Avec Blood and Victory, Big Red, figure emblématique du reggae francophone, revient armé de ses mots tranchants et de son flow inimitable. Cet album marque une nouvelle étape dans sa carrière solo, loin de ses débuts avec le collectif Raggasonic, mais toujours fidèle à ses convictions. Si le titre évoque la lutte et le triomphe, c’est bien de résistance et d’affirmation dont il est question ici, tant sur le plan personnel que sociétal.
Dès les premières notes, l’album pose un décor sombre et pesant, à l’image des tensions sociales que Big Red explore tout au long des morceaux. Sa voix rauque, reconnaissable entre mille, porte des textes engagés où se croisent dénonciation politique, critique des inégalités et introspection. La production est puissante : les basses sont lourdes, les beats flirtent parfois avec le dubstep ou le grime, apportant une touche de modernité sans jamais renier les racines reggae-dancehall de l’artiste.

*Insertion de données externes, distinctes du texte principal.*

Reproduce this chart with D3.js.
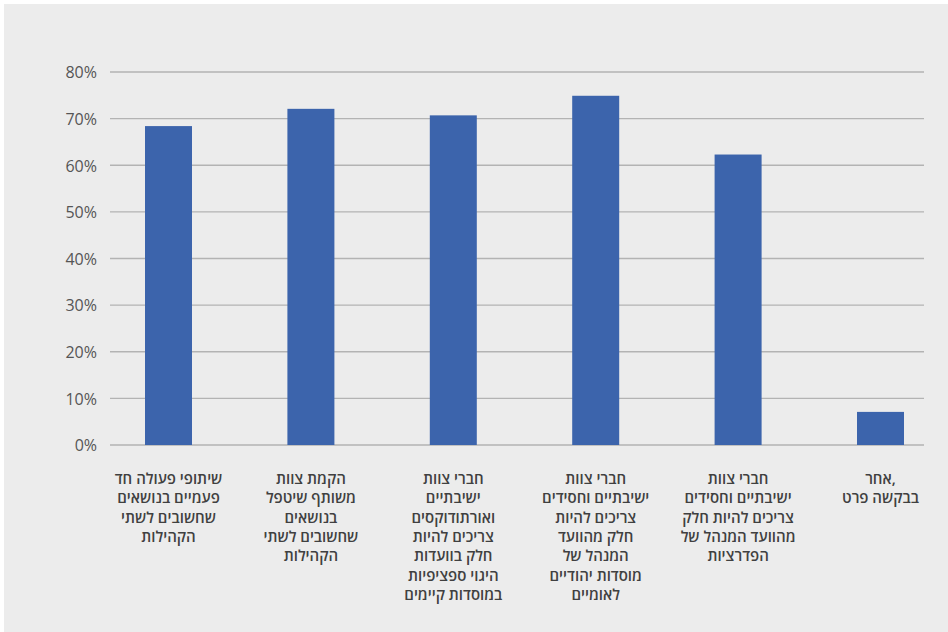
<!DOCTYPE html>
<html><head><meta charset="utf-8">
<script src="https://cdn.jsdelivr.net/npm/d3@7"></script>
<style>html,body{margin:0;padding:0;background:#fff;}svg{display:block;}</style>
</head><body>
<svg id="chart" width="948" height="632"></svg>
<script>
const categories = [
  "שיתופי פעולה חד\nפעמיים בנושאים\nשחשובים לשתי\nהקהילות",
  "הקמת צוות\nמשותף שיטפל\nבנושאים\nשחשובים לשתי\nהקהילות",
  "חברי צוות\nישיבתיים\nואורתודוקסים\nצריכים להיות\nחלק בוועדות\nהיגוי ספציפיות\nבמוסדות קיימים",
  "חברי צוות\nישיבתיים וחסידים\nצריכים להיות\nחלק מהוועד\nהמנהל של\nמוסדות יהודיים\nלאומיים",
  "חברי צוות\nישיבתיים וחסידים\nצריכים להיות חלק\nמהוועד המנהל של\nהפדרציות",
  "אחר,\nבבקשה פרט"
];
const values = [0.684, 0.721, 0.707, 0.749, 0.623, 0.071];
const yTicks = [0, 0.1, 0.2, 0.3, 0.4, 0.5, 0.6, 0.7, 0.8];

const svg = d3.select("#chart");
svg.append("rect").attr("x", 4).attr("y", 4).attr("width", 944).attr("height", 628).attr("fill", "#ececec");

const y = d3.scaleLinear().domain([0, 0.8]).range([445, 72]);
const x = d3.scaleBand().domain(d3.range(categories.length)).range([97.3, 951.7]).paddingInner(0.67).paddingOuter(0.335);

const font = "'Open Sans', 'Noto Sans', sans-serif";

// gridlines
svg.append("g").selectAll("line").data(yTicks).join("line")
  .attr("x1", 110).attr("x2", 924)
  .attr("y1", d => y(d)).attr("y2", d => y(d))
  .attr("stroke", "#b3b3b3").attr("stroke-width", 1.4);

// y axis labels
const yAxis = d3.axisLeft(y).tickValues(yTicks).tickFormat(d3.format(".0%")).tickSize(0).tickPadding(0);
const ga = svg.append("g").attr("transform", "translate(97,0)").call(yAxis);
ga.select(".domain").remove();
ga.selectAll("text").attr("font-family", font).attr("font-size", 16).attr("fill", "#555555").attr("dy", "0.55em").attr("y", -3);

// bars
svg.append("g").selectAll("rect").data(values).join("rect")
  .attr("x", (d, i) => x(i)).attr("width", x.bandwidth())
  .attr("y", d => y(d)).attr("height", d => y(0) - y(d))
  .attr("fill", "#3c64ac");

// category labels
const lab = svg.append("g").selectAll("text").data(categories).join("text")
  .attr("x", (d, i) => x(i) + x.bandwidth() / 2)
  .attr("y", 484)
  .attr("text-anchor", "middle")
  .attr("font-family", font).attr("font-size", 15).attr("font-weight", 600)
  .attr("fill", "#404040");
lab.each(function(d, i) {
  const t = d3.select(this);
  d.split("\n").forEach((line, j) => {
    t.append("tspan").attr("x", x(i) + x.bandwidth() / 2).attr("y", 484 + j * 19.3).text(line);
  });
});
</script>
</body></html>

Parmi les temps forts, on retient particulièrement « Badman », où Big Red décoche ses flèches contre la violence systémique avec une énergie presque punk. Le morceau « Blood and Victory », qui donne son titre à l’album, est un manifeste de résilience : un appel à ne jamais baisser les bras face à l’adversité, porté par un riddim martial et une tension qui ne retombe jamais. À l’inverse, des titres comme « Love Fi Di Ghetto » apportent une respiration plus mélodique et montrent une facette plus apaisée de l’artiste, sans perdre en force de propos.

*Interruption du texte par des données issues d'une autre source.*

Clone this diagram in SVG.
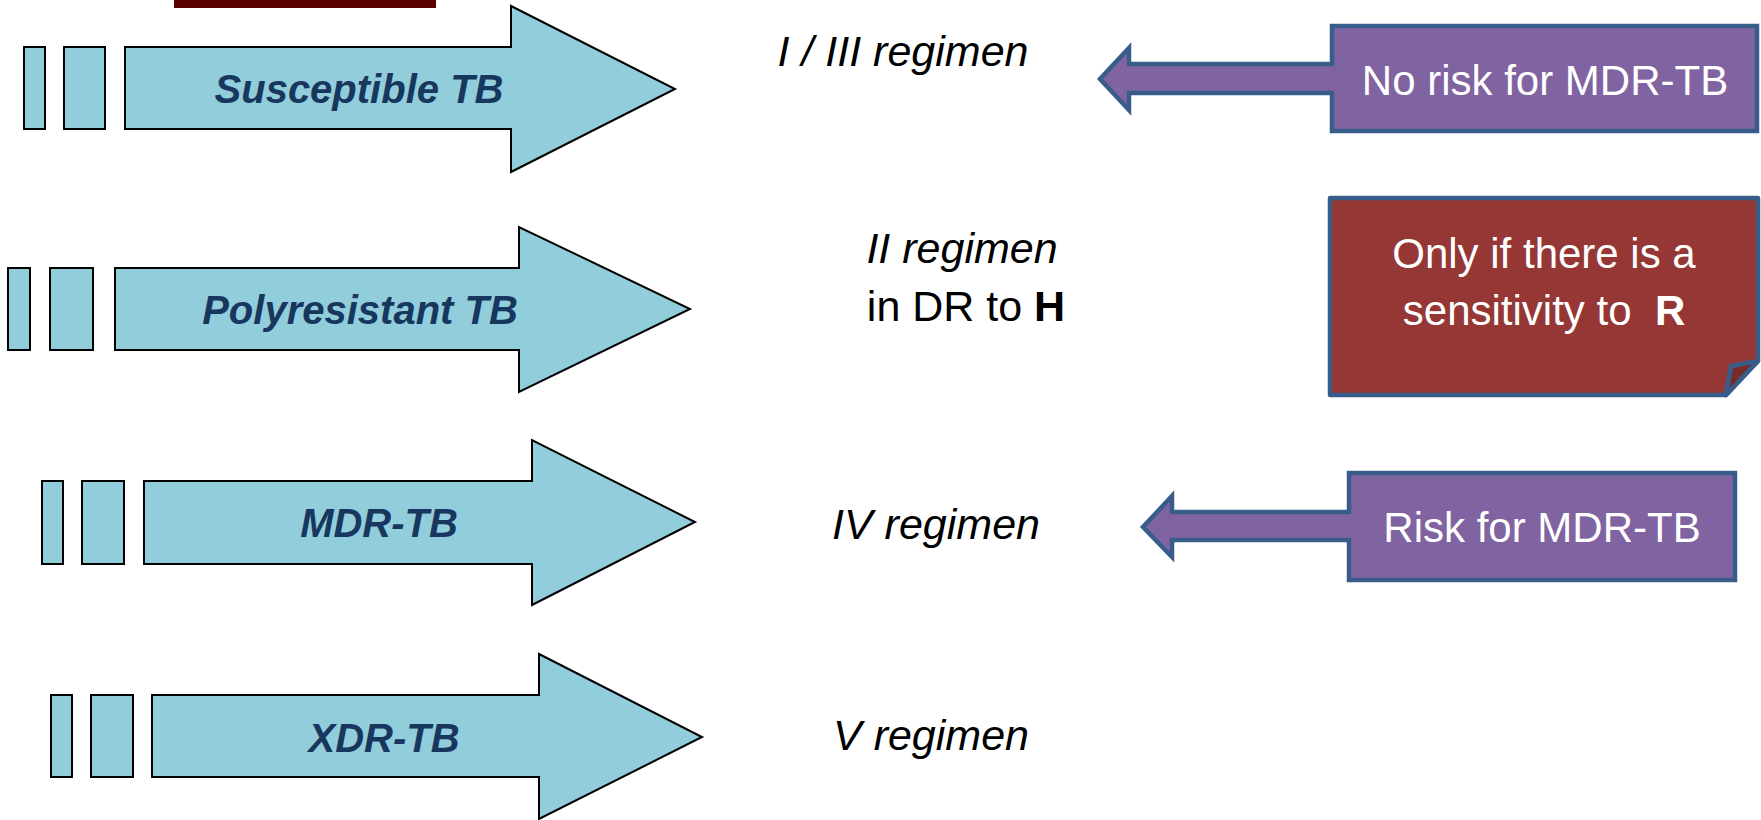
<svg xmlns="http://www.w3.org/2000/svg" width="1761" height="820" viewBox="0 0 1761 820">
<style>
.blk{fill:#92CDDC;stroke:#000;stroke-width:2;stroke-linejoin:miter}
.lbl{font-family:"Liberation Sans",Arial,sans-serif;font-weight:bold;font-style:italic;font-size:40px;fill:#17375E;text-anchor:middle}
.reg{font-family:"Liberation Sans",Arial,sans-serif;font-size:43px;fill:#000;text-anchor:middle}
.it{font-style:italic}
.call{fill:#8064A2;stroke:#385D8A;stroke-width:4.5;stroke-linejoin:miter}
.wt{font-family:"Liberation Sans",Arial,sans-serif;font-size:42px;fill:#fff;text-anchor:middle}
</style>
<rect x="0" y="0" width="1761" height="820" fill="#fff"/>
<rect id="topbar" x="174" y="0" width="262" height="8" fill="#5C0000"/>

<g id="arrow-susceptible">
<rect class="blk" x="24" y="47" width="21" height="82"/>
<rect class="blk" x="64" y="47" width="41" height="82"/>
<path class="blk" d="M125,47 H511 V6 L675,89 L511,172 V129 H125 Z"/>
<text class="lbl" x="359" y="103">Susceptible TB</text>
</g>

<g id="arrow-polyresistant">
<rect class="blk" x="8" y="268" width="22" height="82"/>
<rect class="blk" x="50" y="268" width="43" height="82"/>
<path class="blk" d="M115,268 H519 V227 L690,309 L519,392 V350 H115 Z"/>
<text class="lbl" x="360" y="324">Polyresistant TB</text>
</g>

<g id="arrow-mdr">
<rect class="blk" x="42" y="481" width="21" height="83"/>
<rect class="blk" x="82" y="481" width="42" height="83"/>
<path class="blk" d="M144,481 H532 V440 L695,522 L532,605 V564 H144 Z"/>
<text class="lbl" x="379" y="537">MDR-TB</text>
</g>

<g id="arrow-xdr">
<rect class="blk" x="51" y="695" width="21" height="82"/>
<rect class="blk" x="91" y="695" width="42" height="82"/>
<path class="blk" d="M152,695 H539 V654 L702,737 L539,819 V777 H152 Z"/>
<text class="lbl" x="384" y="752">XDR-TB</text>
</g>

<g id="regimen-1"><text class="reg it" x="903" y="66">I / III regimen</text></g>
<g id="regimen-2">
<text class="reg it" x="962" y="263">II regimen</text>
<text class="reg" x="966" y="321">in DR to <tspan font-weight="bold">H</tspan></text>
</g>
<g id="regimen-4"><text class="reg it" x="936" y="539">IV regimen</text></g>
<g id="regimen-5"><text class="reg it" x="931" y="750">V regimen</text></g>

<g id="callout-no-risk">
<path class="call" d="M1332,26 H1757 V131 H1332 V93 H1129 V110 L1100,79 L1129,48 V64 H1332 Z"/>
<text class="wt" x="1545" y="95">No risk for MDR-TB</text>
</g>

<g id="note-sensitivity">
<path d="M1330,198 H1758 V361 L1726,395 H1330 Z" fill="#953735" stroke="#385D8A" stroke-width="4.5" stroke-linejoin="round"/>
<path d="M1726,395 L1731,366 L1758,361 Z" fill="#772C2A" stroke="#385D8A" stroke-width="4.5" stroke-linejoin="round"/>
<text class="wt" x="1544" y="268">Only if there is a</text>
<text class="wt" x="1544" y="325">sensitivity to&#160; <tspan font-weight="bold">R</tspan></text>
</g>

<g id="callout-risk">
<path class="call" d="M1349,473 H1735 V580 H1349 V540 H1172 V557 L1143,527 L1172,496 V512 H1349 Z"/>
<text class="wt" x="1542" y="542">Risk for MDR-TB</text>
</g>

<g id="connectors"></g>
</svg>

Là où l’album brille, c’est dans son équilibre entre le fond et la forme. Big Red n’a jamais été du genre à se contenter de slogans faciles : chaque texte est ciselé, chaque rime résonne comme un coup de semonce. Mais il parvient aussi à faire groover ses revendications, ce qui évite à Blood and Victory de sombrer dans la lourdeur. La diversité des instrumentations — oscillant entre dub digital, dancehall rugueux et expérimentations électroniques — maintient l’auditeur en alerte.

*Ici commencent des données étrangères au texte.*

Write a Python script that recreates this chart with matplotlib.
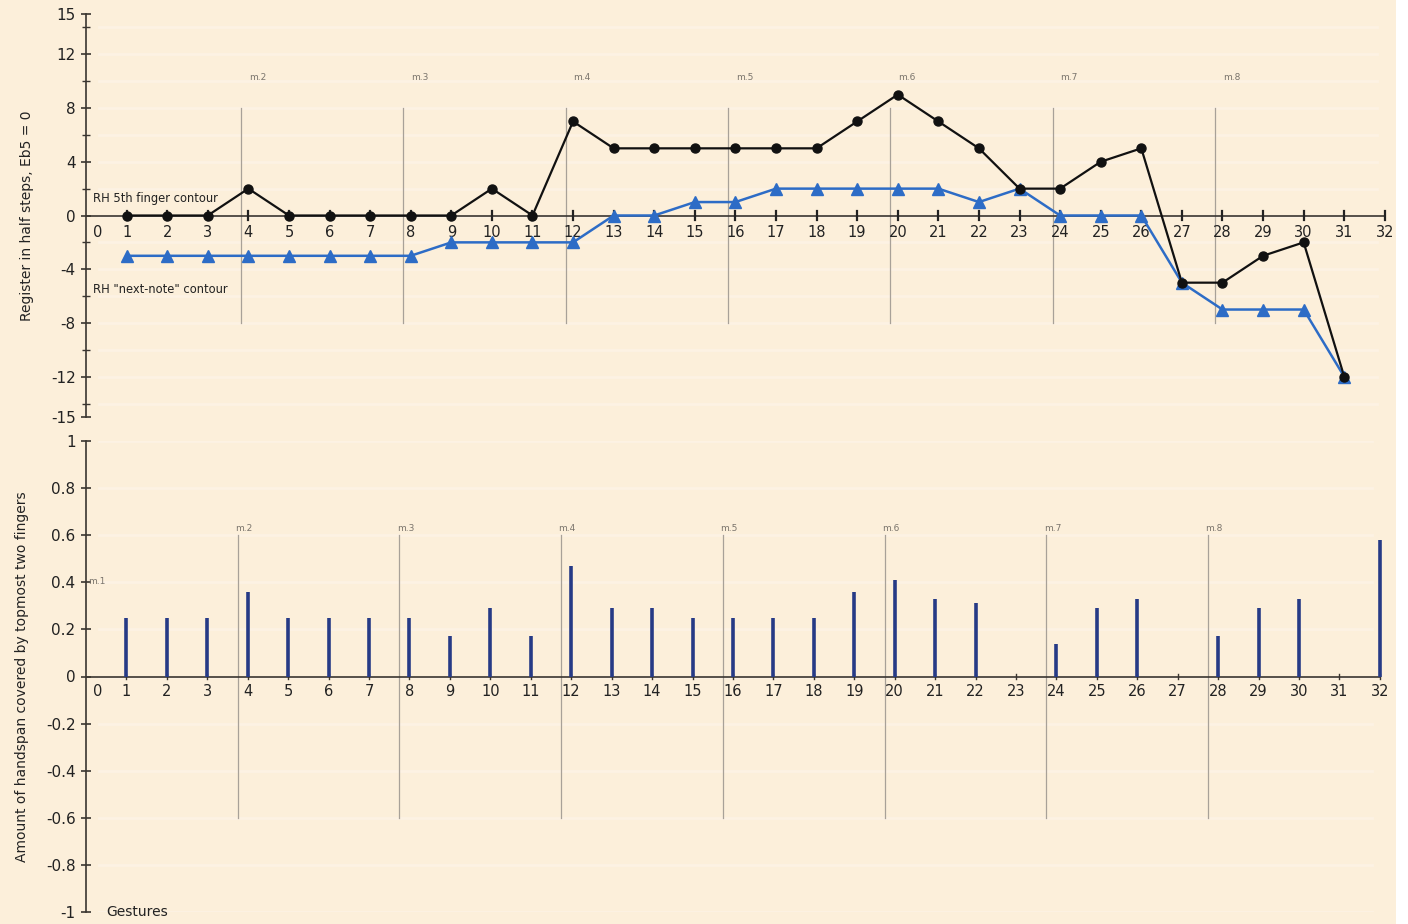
import numpy as np
import matplotlib
matplotlib.use("Agg")
import matplotlib.pyplot as plt
from matplotlib.patches import Rectangle

# gestures 1..31 (register contour), 1..32 (handspan)
gestures = list(range(1, 32))
fifth_finger = [0, 0, 0, 2, 0, 0, 0, 0, 0, 2, 0, 7, 5, 5, 5, 5, 5, 5, 7, 9,
                7, 5, 2, 2, 4, 5, -5, -5, -3, -2, -12]
next_note = [-3, -3, -3, -3, -3, -3, -3, -3, -2, -2, -2, -2, 0, 0, 1, 1, 2, 2, 2, 2,
             2, 1, 2, 0, 0, 0, -5, -7, -7, -7, -12]

span_gestures = list(range(1, 33))
handspan = [0.25, 0.25, 0.25, 0.36, 0.25, 0.25, 0.25, 0.25, 0.17, 0.29, 0.17, 0.47,
            0.29, 0.29, 0.25, 0.25, 0.25, 0.25, 0.36, 0.41, 0.33, 0.31, 0.0, 0.14,
            0.29, 0.33, 0.0, 0.17, 0.29, 0.33, 0.0, 0.58]

measures = ["m.2", "m.3", "m.4", "m.5", "m.6", "m.7", "m.8"]
measure_top = [3.82, 7.82, 11.82, 15.82, 19.82, 23.82, 27.82]
measure_bot = [3.75, 7.75, 11.75, 15.75, 19.75, 23.75, 27.75]

bg = "#fcefda"
stripe = "#fdf2e3"
W, H = 1408, 924

fig = plt.figure(figsize=(W / 100, H / 100), dpi=100)
fig.patch.set_facecolor(bg)
fig.patches.append(Rectangle((1396 / W, 0), 1 - 1396 / W, 1, transform=fig.transFigure,
                             facecolor="white", edgecolor="none", zorder=0))

def px_axes(x0, y0, x1, y1):
    return fig.add_axes([x0 / W, 1 - y1 / H, (x1 - x0) / W, (y1 - y0) / H])

def style_axes(ax):
    ax.set_facecolor("none")
    for s in ["top", "right", "bottom"]:
        ax.spines[s].set_visible(False)
    ax.spines["left"].set_color("#3a3530")
    ax.spines["left"].set_linewidth(1.2)
    ax.tick_params(axis="y", direction="inout", length=7, width=1.2, colors="#3a3530",
                   labelsize=11, labelcolor="#222222", pad=4)
    ax.tick_params(axis="x", length=0, labelsize=10.5, labelcolor="#222222")
    ax.set_xticks([])

# ---------- top: register contour ----------
ax1 = px_axes(86, 14, 1397, 417)
style_axes(ax1)
ax1.set_xlim(0, 32.3)
ax1.set_ylim(-15, 15)
ax1.set_yticks([15, 12, 8, 4, 0, -4, -8, -12, -15])
ax1.set_yticklabels(["15", "12", "8", "4", "0", "-4", "-8", "-12", "-15"])
ax1.set_yticks(np.arange(-14, 15, 2), minor=True)
ax1.tick_params(axis="y", which="minor", direction="inout", length=6, width=1.0, colors="#3a3530")
for v in np.arange(-14, 15, 2):
    ax1.axhline(v, xmin=0.01, xmax=0.985, color=stripe, lw=2, zorder=0)
ax1.plot([0, 32], [0, 0], color="#3a3530", lw=1.2, zorder=1)
for g in range(1, 33):
    ax1.plot([g, g], [-0.35, 0.35], color="#222222", lw=1.6, zorder=1)
ax1.text(0.3, -0.7, "0", ha="center", va="top", fontsize=10.5, color="#222222")
for g in range(1, 33):
    ax1.text(g, -0.7, str(g), ha="center", va="top", fontsize=10.5, color="#222222")
for m, x in zip(measures, measure_top):
    ax1.plot([x, x], [-8, 8], color="#a8a198", lw=0.9, zorder=0.5)
    ax1.text(x + 0.4, 10.3, m, ha="center", va="center", fontsize=6.5, color="#7a746c")
ax1.plot(gestures, next_note, color="#2d6cc6", lw=1.8, marker="^", markersize=8.5,
         markerfacecolor="#2d6cc6", markeredgecolor="#2d6cc6", zorder=3)
ax1.plot(gestures, fifth_finger, color="#111111", lw=1.6, marker="o", markersize=6.5,
         zorder=4)
ax1.text(0.17, 1.3, "RH 5th finger contour", fontsize=8.3, color="#222222", va="center")
ax1.text(0.17, -5.5, "RH \"next-note\" contour", fontsize=8.3, color="#222222", va="center")
ax1.set_ylabel("Register in half steps, Eb5 = 0", fontsize=10, color="#222222", labelpad=12)

# ---------- bottom: handspan ----------
ax2 = px_axes(86, 441, 1392, 912)
style_axes(ax2)
ax2.set_xlim(0, 32.3)
ax2.set_ylim(-1, 1)
yt = [1, 0.8, 0.6, 0.4, 0.2, 0, -0.2, -0.4, -0.6, -0.8, -1]
ax2.set_yticks(yt)
ax2.set_yticklabels(["1", "0.8", "0.6", "0.4", "0.2", "0", "-0.2", "-0.4",
                     "-0.6", "-0.8", "-1"])
for v in yt:
    ax2.axhline(v, xmin=0.01, xmax=0.985, color=stripe, lw=2, zorder=0)
ax2.plot([0, 32], [0, 0], color="#3a3530", lw=1.2, zorder=1)
for g in range(1, 33):
    ax2.plot([g, g], [-0.012, 0.012], color="#3a3530", lw=1.0, zorder=1)
ax2.text(0.3, -0.03, "0", ha="center", va="top", fontsize=10.5, color="#222222")
for g in range(1, 33):
    ax2.text(g, -0.03, str(g), ha="center", va="top", fontsize=10.5, color="#222222")
for m, x in zip(measures, measure_bot):
    ax2.plot([x, x], [-0.6, 0.6], color="#a8a198", lw=0.9, zorder=0.5)
    ax2.text(x + 0.15, 0.63, m, ha="center", va="center", fontsize=6.5, color="#7a746c")
ax2.text(0.05, 0.405, "m.1", ha="left", va="center", fontsize=6.5, color="#7a746c")
ax2.vlines(span_gestures, 0, handspan, color="#263a86", lw=2.6, zorder=3)
ax2.text(0.5, -1.0, "Gestures", ha="left", va="center", fontsize=10, color="#222222")
ax2.set_ylabel("Amount of handspan covered by topmost two fingers", fontsize=10,
               color="#222222", labelpad=12)

fig.savefig("out.png", dpi=100, facecolor=fig.get_facecolor())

Cependant, l’album n’est pas exempt de faiblesses. Certains morceaux, notamment en fin de tracklist, donnent une impression de redite, comme si Big Red appuyait un peu trop sur les mêmes ressorts thématiques et sonores. Une plus grande prise de risque sur ces titres aurait permis d’éviter cette légère fatigue d’écoute. De plus, ceux qui espéraient retrouver un Big Red plus festif ou plus proche de ses débuts raggamuffin pourraient être déconcertés par la noirceur quasi constante qui imprègne l’album.
Au final, Blood and Victory s’impose comme une œuvre dense et cohérente, à l’image de son auteur : sans compromis, percutante et profondément ancrée dans la réalité sociale. Big Red y affirme une fois de plus sa place à part dans le paysage musical français, celle d’un vétéran toujours prêt à mener le combat, micro en main. Un disque à écouter fort, pour en ressentir toute la puissance.